Once again, Alicia’s husband, Illinois governor Peter Florrick (Chris Noth), was fighting criminal corruption charges, and just like Alicia, who said in a recent episode, “Peter, you’re always being indicted,” I found it hard to care about his fate. The Good Wife was many things in its seven-year run, but boring was never one of them, although the occasional plot thread didn’t work.



In the end, Alicia helped Peter get the best deal he could, and the show ended with a press conference that mirrored the opening scene, when Alicia, being “the good wife,” stood at his side as he resigned. In the first episode, once they were in private, Alicia slapped Peter. In the finale, she was approached in the corridor after the press conference by Diane Lockhart (Christine Baranski), her boss/ mentor, who slapped her. This was payback because, for reasons too complicated to explain, Alicia called Diane’s husband, a ballistics expert, to the stand in Peter’s trial and forced him to confess to having an affair with his young, blonde protege. The message of Diane’s slap was that Alicia had become the new Peter, just as corrupt as the husband she hadn’t yet divorced.

A week later, I am still haunted by the feeling that Alicia did not deserve this rebuke. One of the joys of the series was that it was as messy as real life. There were no perfect heroes and villains but fascinatingly flawed characters.

That said, it is true that Alicia used her “good wife” status to gain power at work, to help her children and whenever it suited her. Did that make her corrupt or just human? She also suffered deeply from the humiliation she went through and from fresh humiliations that were doled out, such as the revelation that her new best friend, the gutsy bisexual investigator Kalinda (Archie Panjabi, the breakout star of the show, with whom Margulies was rumored to have feuded), had an affair with Peter.

Did the Kings mean to say that by being the good wife, she became a bad human being? That negates so much of what we saw in the previous seven years of Alicia and her relationships with the other characters.

Is it wrong to love a woman who, when her husband says, “Oh, my God. How many times do I have to tell you when I cheated it didn’t mean anything?!” responds with, “Well, then, that was a waste.
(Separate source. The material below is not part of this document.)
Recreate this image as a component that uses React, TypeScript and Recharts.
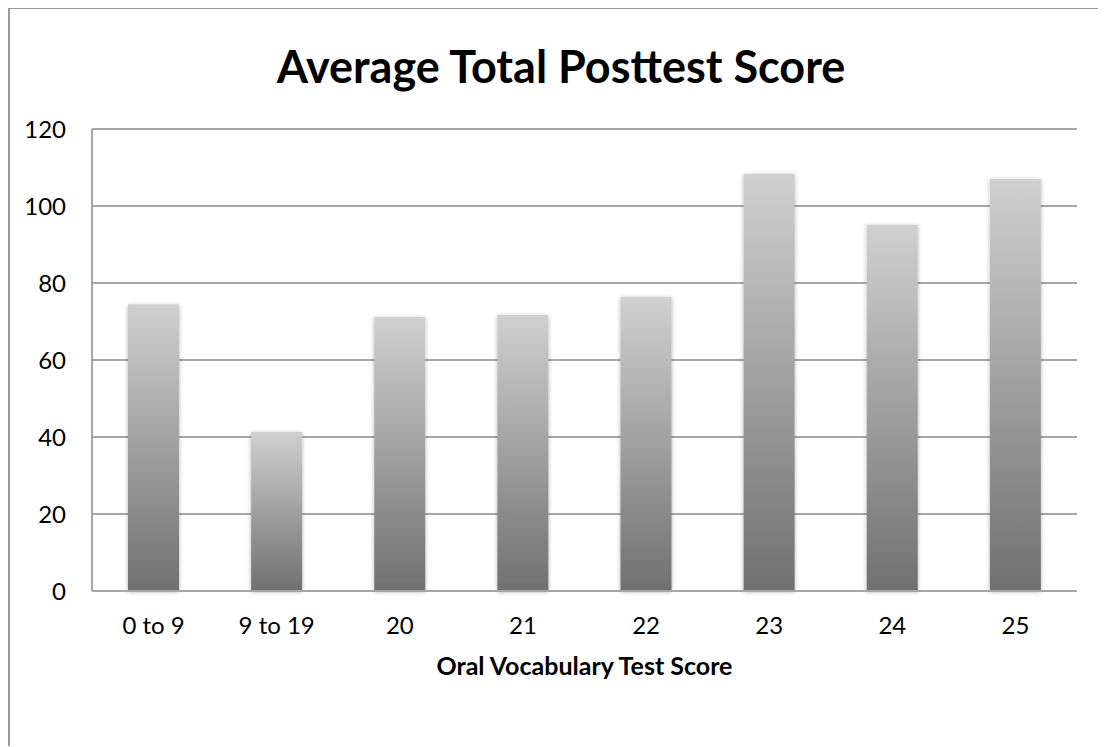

Because when I cheated, it did!” As Alicia said many times in court, “Asked and answered!” Israeli actress Ania Bukstein (False Flag) was expected to make her first appearance on Game of Thrones this past week, but although she was listed in the credits, she did not, unless she was hovering in the background.

Yousef “Joe” Sweid, another Israeli actor, did have a few lines in this episode as a slave leader.

Sweid recently starred in the TV series Johnny and the Knights of the Galilee.